Something from Nothing: Finding Hashem Through Infertility

Looking back at my past IVF treatments, I am reminded of the book I read as a child, Something from Nothing

The book tells of a little boy, Joseph, whose grandfather shows him a beautiful blanket. As Joseph gets older and outgrows the blanket, his grandfather, a tailor, is always on hand to rework it into a coat, a vest, a handkerchief, and finally, a button. But when the button gets lost and Joseph is left with nothing, he is forced to use his own creativity and eventually turns the events into a story.

Fertility treatment takes on different forms: injections and pills; blood tests and ultrasounds; acupuncture and yoga; healthy eating and rest; and sometimes, emergency room visits and hospitalizations. Ultimately though, it would seem that all of the “somethings” come to nothing when a cycle fails. 

Each time that happens- each time the weeks of medications, monitoring, time, money, energy, hope, and prayer come to an end, I am faced with the option of sinking into my disappointment and pain or searching for meaning. 

Something that has caught my attention is the significance of the Hebrew dates surrounding my treatments. My first egg retrieval fell out just before Shabbat Parashat Shemot, which tells how the Jewish People were fruitful and multiplied in Egypt, and the following pregnancy test fell out on my grandfather’s first yahrzeit.

Since then, I have had nine egg retrievals, embryo transfers, pregnancy tests, and a miscarriage fall out on the fasts of Esther, 17 Tammuz, 9 Av, 10 Tevet, and other significant dates on the Jewish calendar.

Especially meaningful was a pregnancy test which fell out between the yahrzeits of Rav Mordechai Eliyahu and the Lubavitcher Rebbe, which are several days apart. Both figures have been spiritual mentors for my husband and me since our late teens, and have influenced the evolution of our relationship, lifestyle, and worldview. For the first time in nearly eight years of marriage, we got a positive result. The pregnancy unfortunately ended but we received tremendous encouragement from knowing it was possible.

When I pushed myself further to look at the situation creatively, I found that each treatment did not dissolve into nothingness but rather brought my attention to a different insight or lesson. 

To me, these were hints that Someone was watching over us and planning every detail of our journey.
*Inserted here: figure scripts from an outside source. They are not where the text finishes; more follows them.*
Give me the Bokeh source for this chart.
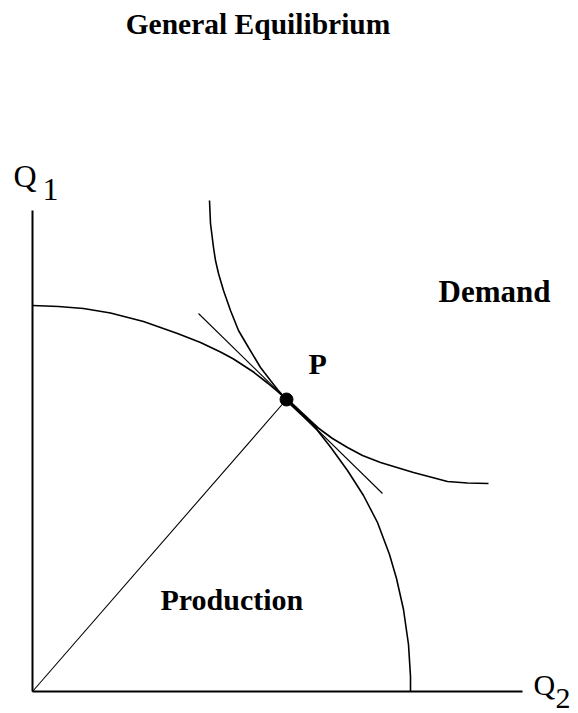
from bokeh.plotting import figure
from bokeh.models import Range1d
from bokeh.core.properties import value
from bokeh.embed import file_html
from bokeh.resources import INLINE

# ---- data (diagram units, origin at the axes' corner) ----
axis_q2_end = 490
axis_q1_end = 481

# production possibility frontier (Q2, Q1)
prod_q2 = [0, 26, 51, 78, 111, 145, 168, 188, 201, 221, 235, 245, 254,
           270, 285, 298, 315, 331, 345, 357, 364, 371, 376, 378, 378]
prod_q1 = [386, 385, 383, 378.5, 370, 358, 349, 339.5, 332.5, 319.5, 308.5, 300, 292,
           276.5, 261, 244.5, 221, 196, 169, 137, 113, 82, 47, 15, 0]

# demand (indifference) curve
dem_q2 = [177, 178, 181, 183, 186, 191, 198, 206, 216, 228, 238, 245, 254,
          270, 285, 300, 315, 330, 348, 381, 415, 435, 456]
dem_q1 = [491, 468, 444, 431, 418, 401, 381, 361, 344, 324, 311, 302, 292,
          277, 264, 253, 244, 236, 229, 219, 210, 208.5, 208]

# common tangent (price line)
tan_q2 = [166, 350]
tan_q1 = [378, 198]

# equilibrium point P
p_q2 = 254
p_q1 = 292

# thick overlap segment just below P
thick_q2 = [254, 285]
thick_q1 = [292, 263]

FONT = value("Liberation Serif")

p = figure(width=578, height=713,
           x_range=Range1d(-32, 546), y_range=Range1d(-22, 691),
           x_axis_type=None, y_axis_type=None,
           min_border=0, toolbar_location=None, output_backend="svg")
p.grid.visible = False
p.outline_line_color = None
p.background_fill_color = "white"
p.border_fill_color = "white"

# axes
p.line([0, 0], [0, axis_q1_end], line_color="black", line_width=2)
p.line([0, axis_q2_end], [0, 0], line_color="black", line_width=2)

# ray from origin to P
p.line([0, p_q2], [0, p_q1], line_color="black", line_width=1.1)

# curves
p.line(prod_q2, prod_q1, line_color="black", line_width=1.6)
p.line(dem_q2, dem_q1, line_color="black", line_width=1.6)
p.line(tan_q2, tan_q1, line_color="black", line_width=1.1)
p.line(thick_q2, thick_q1, line_color="black", line_width=3.5)

# P dot
p.scatter([p_q2], [p_q1], size=13, color="black")

# texts
p.text(x=[225.5], y=[668], text=["General Equilibrium"], text_font=FONT,
       text_font_style="bold", text_font_size="29.5px", text_align="center",
       text_baseline="alphabetic", text_color="black")
p.text(x=[406], y=[400], text=["Demand"], text_font=FONT,
       text_font_style="bold", text_font_size="31px", text_align="left",
       text_baseline="alphabetic", text_color="black")
p.text(x=[276], y=[328], text=["P"], text_font=FONT,
       text_font_style="bold", text_font_size="30px", text_align="left",
       text_baseline="alphabetic", text_color="black")
p.text(x=[128], y=[92], text=["Production"], text_font=FONT,
       text_font_style="bold", text_font_size="30px", text_align="left",
       text_baseline="alphabetic", text_color="black")

# axis labels Q1, Q2 (letter plus lowered subscript)
p.text(x=[-19, 10], y=[516, 502], text=["Q", "1"], text_font=FONT,
       text_font_size="32px", text_align="left",
       text_baseline="alphabetic", text_color="black")
p.text(x=[501, 523], y=[7, -7], text=["Q", "2"], text_font=FONT,
       text_font_size="30px", text_align="left",
       text_baseline="alphabetic", text_color="black")

open("out.html", "w").write(file_html(p, INLINE))
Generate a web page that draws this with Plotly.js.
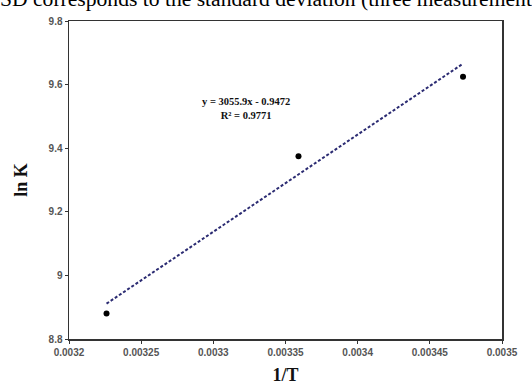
<!DOCTYPE html>
<html>
<head>
<meta charset="utf-8">
<script src="https://cdn.plot.ly/plotly-3.0.1.min.js"></script>
<style>html,body{margin:0;padding:0;background:#fff;}#chart{width:532px;height:387px;}</style>
</head>
<body>
<div id="chart"></div>
<script>
// Data
const invT = [0.003226, 0.003359, 0.003473];
const lnK = [8.88, 9.375, 9.625];
// Trendline coefficients as shown on the chart
const slope = 3055.9;
const intercept = -0.9472;
const eqText = 'y = 3055.9x - 0.9472';
const r2Text = 'R² = 0.9771';
const xTicks = [0.0032, 0.00325, 0.0033, 0.00335, 0.0034, 0.00345, 0.0035];
const xTickLabels = ['0.0032', '0.00325', '0.0033', '0.00335', '0.0034', '0.00345', '0.0035'];
const yTicks = [8.8, 9, 9.2, 9.4, 9.6, 9.8];
const yTickLabels = ['8.8', '9', '9.2', '9.4', '9.6', '9.8'];
const captionText = 'SD corresponds to the standard deviation (three measurements)';

const xFit = [invT[0], invT[invT.length - 1]];
const yFit = xFit.map(x => slope * x + intercept);

const traces = [
  {
    x: xFit, y: yFit, type: 'scatter', mode: 'lines',
    line: {color: '#2b2b72', width: 2, dash: '3px,2px'},
    hoverinfo: 'skip', showlegend: false
  },
  {
    x: invT, y: lnK, type: 'scatter', mode: 'markers',
    marker: {color: '#000', size: 6}, showlegend: false
  }
];

const tickFont = {family: 'Liberation Sans, Arial, sans-serif', size: 10, color: '#555', weight: 'bold'};
const serif = 'Liberation Serif, Times New Roman, serif';
const layout = {
  width: 532, height: 387,
  margin: {l: 69, r: 30, t: 21, b: 48},
  paper_bgcolor: '#fff', plot_bgcolor: '#fff',
  showlegend: false,
  xaxis: {
    range: [0.0032, 0.0035], tickvals: xTicks, ticktext: xTickLabels,
    showgrid: false, zeroline: false, showline: true, mirror: true,
    linecolor: '#333', linewidth: 1.5, ticks: 'outside', ticklen: 3, tickcolor: '#333',
    tickfont: tickFont,
    title: {text: '<b>1/T</b>', font: {family: serif, size: 18, color: '#111'}, standoff: 12}
  },
  yaxis: {
    range: [8.8, 9.8], tickvals: yTicks, ticktext: yTickLabels,
    showgrid: false, zeroline: false, showline: true, mirror: true,
    linecolor: '#333', linewidth: 1.5, ticks: 'outside', ticklen: 3, tickcolor: '#333',
    tickfont: tickFont,
    title: {text: '<b>ln K</b>', font: {family: serif, size: 18, color: '#111'}, standoff: 16}
  },
  annotations: [
    {
      xref: 'paper', yref: 'paper', x: 0.408, y: 0.726, xanchor: 'center', yanchor: 'middle',
      text: '<b>' + eqText + '</b><br><b>' + r2Text + '</b>', showarrow: false,
      font: {family: serif, size: 10.5, color: '#111'}
    },
    {
      xref: 'paper', yref: 'paper', x: 0, y: 1, xanchor: 'left', yanchor: 'bottom',
      xshift: -71, yshift: 8,
      text: captionText, showarrow: false,
      font: {family: serif, size: 21.6, color: '#000'}
    }
  ]
};

Plotly.newPlot('chart', traces, layout, {displayModeBar: false, staticPlot: true});
</script>
</body>
</html>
When I pushed myself further to look at the situation creatively, I found that each treatment did not dissolve into nothingness but rather brought my attention to a different insight or lesson. 

I began writing as a way of coping and found it to be healing and empowering, with my pen or keyboard becoming the key to unlock the lessons tucked away along my path. I held the power to introspect, interpret, and give meaning to my experiences, and to reorient failure towards spiritual and emotional growth.

The lesson I took away from my first IVF treatment in 2015, which was when I first jotted down a few lines that I titled “Something from Nothing,” was that parallel to the ways in which I communicate with G-d- by keeping halacha, praying, and trying to do good by others and seek out the good in every situation- He communicates back to me. 

Having treatment milestones so often coincide with spiritually auspicious (or inauspicious) times reminds me that while IVF can feel both incredibly calculated and completely random, the results are not determined by science or nature, but by G-d alone. And witnessing my ability to use my challenges to refine my character- by enhancing my sensitivity and resilience, and choosing to focus on the positive in the context of a seemingly negative situation- helps me understand that whatever G-d decides is ultimately for my benefit. 

Living with the awareness that everything is from G-d and for the best is one of the primary goals of Avodat Hashem, and everyone faces tailor-made challenges to help them reach that conclusion. Of course, I still hope and pray for the blessing of biological children. In the meantime though, I find comfort and strength in the knowledge that each step of my journey has been lovingly and meticulously planned to bring out the best in me.